PROVIDED DATA:
• • • • • • •
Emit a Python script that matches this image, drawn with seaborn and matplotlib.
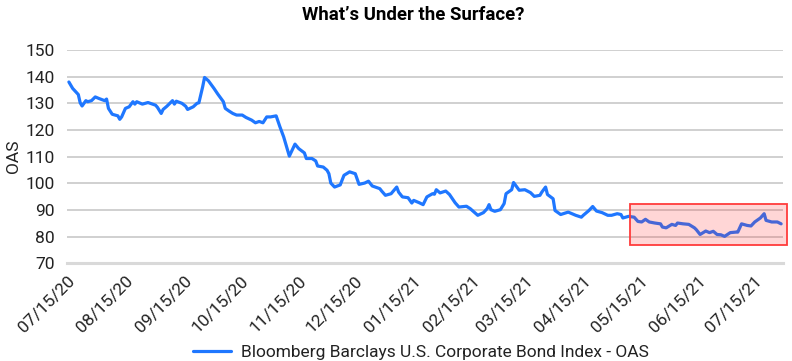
import pandas as pd
import matplotlib
matplotlib.use("Agg")
import matplotlib.pyplot as plt
import matplotlib.dates as mdates
from matplotlib.patches import Rectangle
import seaborn as sns

# OAS readings (one row per month)
dates = [
    "2020-07-16", "2020-07-18", "2020-07-21", "2020-07-22", "2020-07-23", "2020-07-25", "2020-07-26", "2020-07-28", "2020-07-30",
    "2020-08-01", "2020-08-04", "2020-08-05", "2020-08-06", "2020-08-08", "2020-08-11", "2020-08-12", "2020-08-13", "2020-08-15", "2020-08-17", "2020-08-19", "2020-08-20", "2020-08-21", "2020-08-24", "2020-08-27", "2020-08-31",
    "2020-09-01", "2020-09-03", "2020-09-04", "2020-09-06", "2020-09-09", "2020-09-10", "2020-09-11", "2020-09-14", "2020-09-16", "2020-09-17", "2020-09-20", "2020-09-22", "2020-09-23", "2020-09-25", "2020-09-26", "2020-09-28",
    "2020-10-01", "2020-10-03", "2020-10-06", "2020-10-07", "2020-10-09", "2020-10-11", "2020-10-13", "2020-10-16", "2020-10-18", "2020-10-21", "2020-10-23", "2020-10-25", "2020-10-27", "2020-10-29", "2020-10-31",
    "2020-11-03", "2020-11-05", "2020-11-07", "2020-11-10", "2020-11-13", "2020-11-15", "2020-11-18", "2020-11-19", "2020-11-22", "2020-11-24", "2020-11-25", "2020-11-28", "2020-11-30",
    "2020-12-01", "2020-12-02", "2020-12-04", "2020-12-07", "2020-12-09", "2020-12-12", "2020-12-15", "2020-12-17", "2020-12-20", "2020-12-22", "2020-12-24", "2020-12-28", "2020-12-29", "2020-12-31",
    "2021-01-03", "2021-01-06", "2021-01-07", "2021-01-09", "2021-01-12", "2021-01-14", "2021-01-15", "2021-01-18", "2021-01-20", "2021-01-22", "2021-01-25", "2021-01-26", "2021-01-27", "2021-01-29",
    "2021-02-01", "2021-02-03", "2021-02-06", "2021-02-08", "2021-02-12", "2021-02-14", "2021-02-18", "2021-02-21", "2021-02-23", "2021-02-24", "2021-02-25", "2021-02-27",
    "2021-03-02", "2021-03-04", "2021-03-05", "2021-03-08", "2021-03-09", "2021-03-12", "2021-03-15", "2021-03-18", "2021-03-20", "2021-03-23", "2021-03-24", "2021-03-26", "2021-03-27", "2021-03-30", "2021-03-31",
    "2021-04-03", "2021-04-07", "2021-04-11", "2021-04-14", "2021-04-15", "2021-04-18", "2021-04-20", "2021-04-22", "2021-04-25", "2021-04-28", "2021-04-30",
    "2021-05-03", "2021-05-05", "2021-05-06", "2021-05-09", "2021-05-12", "2021-05-14", "2021-05-16", "2021-05-18", "2021-05-20", "2021-05-23", "2021-05-26", "2021-05-27", "2021-05-29",
    "2021-06-01", "2021-06-03", "2021-06-04", "2021-06-07", "2021-06-10", "2021-06-13", "2021-06-14", "2021-06-16", "2021-06-19", "2021-06-21", "2021-06-23", "2021-06-25", "2021-06-27", "2021-06-29",
    "2021-07-02", "2021-07-05", "2021-07-06", "2021-07-08", "2021-07-11", "2021-07-13", "2021-07-15", "2021-07-18", "2021-07-20", "2021-07-21", "2021-07-24", "2021-07-27", "2021-07-29",
]
oas = [
    138.0, 135.6, 133.3, 130.2, 129.0, 131.0, 130.6, 131.0, 132.4,
    131.8, 131.0, 131.6, 128.1, 125.9, 125.3, 124.0, 124.9, 128.1, 128.7, 130.6, 129.7, 130.6, 129.7, 130.3, 129.3,
    128.5, 126.2, 127.7, 128.9, 131.0, 129.7, 130.8, 130.0, 128.9, 127.7, 128.7, 130.0, 130.2, 136.2, 139.7, 138.5,
    135.6, 133.5, 130.6, 128.1, 127.1, 126.2, 125.6, 125.6, 124.7, 123.7, 122.7, 123.2, 122.7, 124.9, 124.9,
    125.3, 121.2, 117.4, 110.2, 114.7, 113.0, 111.4, 109.3, 109.3, 108.4, 106.5, 106.1, 104.9,
    103.6, 100.1, 98.6, 99.4, 103.0, 104.3, 103.6, 99.6, 100.1, 100.8, 99.0, 98.0, 97.1, 95.5,
    96.1, 98.6, 96.7, 94.9, 94.6, 92.6, 93.6, 92.7, 92.0, 94.9, 96.1, 95.9, 97.6, 96.4,
    97.1, 95.8, 92.7, 91.1, 91.4, 90.5, 88.0, 89.0, 90.5, 92.0, 90.1, 89.5,
    90.1, 92.4, 96.1, 97.6, 100.3, 97.4, 97.6, 96.5, 95.1, 95.5, 96.7, 98.6, 95.8, 94.2, 89.8,
    88.3, 89.2, 88.0, 87.3, 88.0, 89.8, 91.3, 89.6, 89.0, 88.0, 88.0,
    88.6, 88.3, 87.0, 87.6, 87.3, 85.7, 85.5, 86.5, 85.5, 85.1, 84.8, 83.6, 83.3,
    84.6, 84.2, 85.1, 84.8, 84.6, 83.3, 82.6, 80.8, 82.1, 81.5, 82.0, 80.8, 80.7, 80.1,
    81.5, 81.7, 81.7, 84.8, 84.2, 84.0, 85.5, 87.0, 88.6, 86.1, 85.5, 85.5, 84.8,
]
tick_dates = ["2020-07-15", "2020-08-15", "2020-09-15", "2020-10-15", "2020-11-15", "2020-12-15",
              "2021-01-15", "2021-02-15", "2021-03-15", "2021-04-15", "2021-05-15", "2021-06-15", "2021-07-15"]
y_ticks = [70, 80, 90, 100, 110, 120, 130, 140, 150]
series_name = "Bloomberg Barclays U.S. Corporate Bond Index - OAS"

# highlighted window (dates + OAS band)
box_start, box_end = "2021-05-10", "2021-08-01"
box_low, box_high = 76.7, 92.1

df = pd.DataFrame({"date": pd.to_datetime(dates), "OAS": oas})
df["series"] = series_name

sns.set_style("white")
plt.rcParams["font.family"] = ["Roboto", "DejaVu Sans"]

fig = plt.figure(figsize=(7.92, 3.61), dpi=100)
ax = fig.add_axes([67 / 792, 1 - 263.3 / 361, 716 / 792, 213.3 / 361])

sns.lineplot(data=df, x="date", y="OAS", hue="series", palette=["#1f77ff"],
             linewidth=2.3, ax=ax, legend=False, zorder=3)

ax.set_ylim(70, 150)
ax.set_xlim(pd.Timestamp("2020-07-15"), pd.Timestamp("2021-07-30"))
ax.set_yticks(y_ticks)
ax.set_xticks(pd.to_datetime(tick_dates))
ax.xaxis.set_major_formatter(mdates.DateFormatter("%m/%d/%y"))

ax.grid(axis="y", color="#c4c4c4", linewidth=1.1, zorder=0)
ax.grid(axis="x", visible=False)
for s in ["top", "right", "left"]:
    ax.spines[s].set_visible(False)
ax.spines["bottom"].set_color("#d9d9d9")
ax.spines["bottom"].set_linewidth(2.2)

ax.tick_params(axis="y", length=0, pad=9, labelsize=12.5, labelcolor="#222222")
ax.tick_params(axis="x", length=5, width=1, color="#cccccc", pad=2,
               labelsize=12.5, labelcolor="#222222")
for lbl in ax.get_xticklabels():
    lbl.set_rotation(45)
    lbl.set_ha("right")
    lbl.set_rotation_mode("anchor")

ax.set_xlabel("")
ax.set_ylabel("OAS", fontsize=12.5, color="#222222", labelpad=3)

# red highlight box over the recent window
x0 = mdates.date2num(pd.Timestamp(box_start))
x1 = mdates.date2num(pd.Timestamp(box_end))
ax.add_patch(Rectangle((x0, box_low), x1 - x0, box_high - box_low,
                       facecolor="#ff2020", alpha=0.18, edgecolor="none",
                       clip_on=False, zorder=4))
ax.add_patch(Rectangle((x0, box_low), x1 - x0, box_high - box_low,
                       facecolor="none", edgecolor="#ff3b3b", linewidth=1.3,
                       clip_on=False, zorder=5))

fig.text(413.5 / 792, 1 - 15 / 361, "What\u2019s Under the Surface?",
         ha="center", va="center", fontsize=13.4, fontweight="bold", color="black")

handle = plt.Line2D([], [], color="#1f77ff", linewidth=2.3)
fig.legend([handle], [series_name], loc="center", bbox_to_anchor=(421 / 792, 1 - 352.7 / 361),
           frameon=False, fontsize=12.5, handlelength=2.2, handletextpad=0.6,
           labelcolor="#222222")

fig.savefig("out.png", dpi=100)
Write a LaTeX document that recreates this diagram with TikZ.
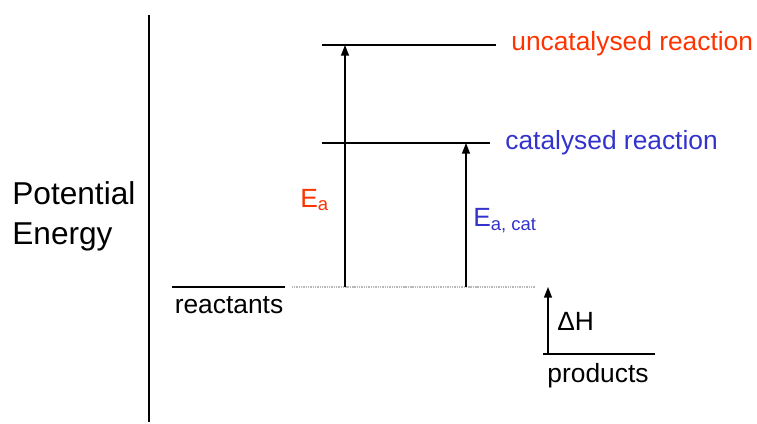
\documentclass[tikz,border=0pt]{standalone}
\usepackage{fontspec}
\setmainfont{Liberation Sans}
\usetikzlibrary{arrows.meta}

\definecolor{uncatred}{RGB}{255,51,0}
\definecolor{catblue}{RGB}{51,51,204}

\begin{document}
\begin{tikzpicture}[x=0.02cm, y=-0.02cm,
		level/.style={line width=0.7pt},
		rise/.style={line width=0.7pt, -{Triangle[width=4.5pt,length=6pt]}},
		lab/.style={inner sep=0pt, font=\fontsize{15}{18}\selectfont}]
		
		\useasboundingbox (0,0) rectangle (757,423);
		
		%
		\coordinate (Y1) at (149,15);
		\coordinate (Y2) at (149,422);
		
		%
		\coordinate (R1) at (172,287);
		\coordinate (R2) at (285,287);
		\coordinate (D1) at (292,287);
		\coordinate (D2) at (535,287);
		\coordinate (U1) at (322,45);
		\coordinate (U2) at (496,45);
		\coordinate (C1) at (322,143);
		\coordinate (C2) at (490,143);
		\coordinate (P1) at (543,354);
		\coordinate (P2) at (655,354);
		
		%
		\coordinate (A1) at (345,287);
		\coordinate (A2) at (345,45);
		\coordinate (B1) at (466,287);
		\coordinate (B2) at (466,143);
		\coordinate (H1) at (548,354);
		\coordinate (H2) at (548,287);
		
		\draw[line width=1pt] (Y1) -- (Y2);
		
		\draw[level] (R1) -- (R2);
		\draw[gray!55, line width=0.8pt, dash pattern=on 0.6pt off 0.4pt] (D1) -- (D2);
		\draw[level] (U1) -- (U2);
		\draw[level] (C1) -- (C2);
		\draw[level] (P1) -- (P2);
		
		\draw[rise] (A1) -- (A2);
		\draw[rise] (B1) -- (B2);
		\draw[rise] (H1) -- (H2);
		
		\node[lab, anchor=west, font=\fontsize{18}{22.7}\selectfont, align=left] (pe) at (12,216) {Potential\\Energy};
		
		\node[lab, anchor=west, text=uncatred] (ul) at (511,44) {uncatalysed reaction};
		\node[lab, anchor=west, text=catblue] (cl) at (505,143) {catalysed reaction};
		\node[lab, anchor=north] (rl) at (229,296) {reactants};
		\node[lab, anchor=north] (pl) at (598,363) {products};
		\node[lab, anchor=west] (hl) at (557,321) {ΔH};
		
		\node[lab, anchor=west, text=uncatred] (ea) at (300,200) {E\textsubscript{a}};
		\node[lab, anchor=west, text=catblue] (ec) at (473,221) {E\textsubscript{a, cat}};
		
	\end{tikzpicture}
\end{document}
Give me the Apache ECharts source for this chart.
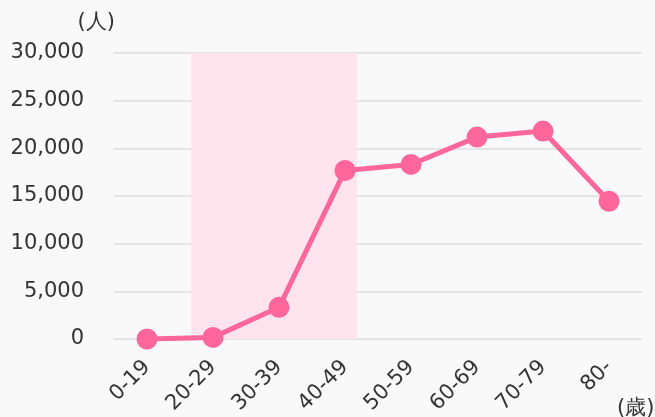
<!DOCTYPE html>
<html><head><meta charset="utf-8">
<script src="https://cdn.jsdelivr.net/npm/echarts@6/dist/echarts.min.js"></script>
<style>html,body{margin:0;padding:0;background:#f9f9f9}#c{width:655px;height:417px}</style>
</head><body><div id="c"></div>
<script>
const categories = ['0-19','20-29','30-39','40-49','50-59','60-69','70-79','80-'];
const values = [0, 170, 3320, 17680, 18310, 21180, 21810, 14450];
const yTicks = [0, 5000, 10000, 15000, 20000, 25000, 30000];
const highlightRange = [0.67, 3.18]; // in category-index units
const yUnit = '(人)';
const xUnit = '(歳)';

const chart = echarts.init(document.getElementById('c'));
const font = 'DejaVu Sans';
chart.setOption({
  backgroundColor: '#f9f9f9',
  animation: false,
  grid: {left: 114, right: 13, top: 53, bottom: 78},
  xAxis: [{
    type: 'category', data: categories, boundaryGap: true,
    axisLine: {show: false}, axisTick: {show: false},
    axisLabel: {rotate: 45, margin: 25, fontSize: 21, color: '#333', fontFamily: font, interval: 0}
  }, {
    type: 'value', min: -0.5, max: 7.5, show: false
  }],
  yAxis: {
    type: 'value', min: yTicks[0], max: yTicks[yTicks.length-1], interval: 5000,
    axisLine: {show: false}, axisTick: {show: false},
    splitLine: {lineStyle: {color: '#dcdcdc', width: 1.5}},
    axisLabel: {fontSize: 21, color: '#333', fontFamily: font, margin: 30,
      formatter: v => v.toLocaleString('en-US')}
  },
  graphic: [
    {type: 'text', style: {text: yUnit, x: 115, y: 23, textAlign: 'right', textVerticalAlign: 'middle',
      font: "21px 'DejaVu Sans'", fill: '#333'}},
    {type: 'text', style: {text: xUnit, x: 617, y: 409, textAlign: 'left', textVerticalAlign: 'middle',
      font: "21px 'DejaVu Sans'", fill: '#333'}}
  ],
  series: [{
    type: 'line', xAxisIndex: 1, data: [], silent: true,
    markArea: {silent: true, itemStyle: {color: '#ffe4ee'},
      data: [[{xAxis: highlightRange[0], yAxis: yTicks[0]}, {xAxis: highlightRange[1], yAxis: yTicks[yTicks.length-1]}]]}
  }, {
    type: 'line', data: values, xAxisIndex: 0,
    symbol: 'circle', symbolSize: 21,
    lineStyle: {color: '#ff6699', width: 5},
    itemStyle: {color: '#ff6699'}
  }]
});
</script></body></html>
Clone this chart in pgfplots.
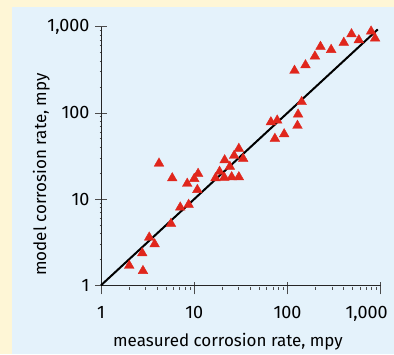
• • • • • • •
REQUEST: Leave the pictures out, and restate exactly the lines from the start of the records through the one that contains "import seaborn as sns".

CORRECT OUTPUT:
Emit a Python script that matches this image, drawn with seaborn and matplotlib.
import pandas as pd
import matplotlib
matplotlib.use("Agg")
import matplotlib.pyplot as plt
import matplotlib.dates as mdates
from matplotlib.patches import Rectangle
import seaborn as sns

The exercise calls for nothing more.